In 1920, the Costa Rican writer Carlos Gagini (1865-1925) published one of the most original Latin American science fiction novels of the first half of the twentieth century: The Fall of the Eagle. The plot of the novel unfolds in the near future when all the countries of Central America are colonies of the United States. In the cases of Guatemala and Nicaragua this process is the outcome of diplomatic and commercial efforts (as happened with the US intervention that ended in the independence of Panama in 1903), while the populations of Costa Rica, El Salvador and Honduras were subjected by force.

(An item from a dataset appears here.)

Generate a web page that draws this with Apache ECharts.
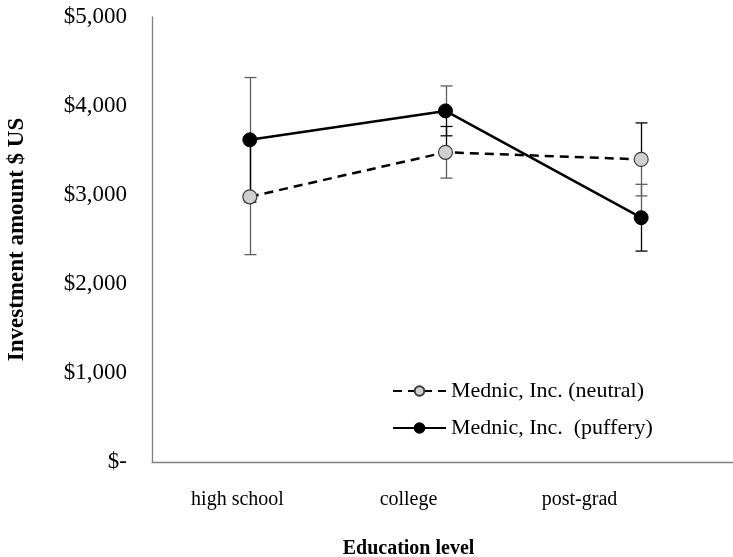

It was at the cost of thousands of deaths of those who resisted the military invasion of US troops.
To confront US imperialism, an international secret society is established In the novel. It is called the Knights of Liberty, which adopts Esperanto as their official language. This organization is made up of Manuel Delgado from El Salvador, Francisco Valle from Honduras, Count von Stein from Germany, Amaru, a Japanese captain with anarchist ideas, the Colombian pilot Antonio, the Mexican colonel Salvador Morelos and the Costa Rican engineer Roberto Mora. Mora is a descendant of the president and wealthy capitalist businessperson Juan Rafael Mora (1814-1860) who forged a Central American military alliance and led the war of 1856-1857 against the forces commanded by the US mercenary William Walker. After seizing Nicaragua, these forces threatened the territorial integrity of Costa Rica.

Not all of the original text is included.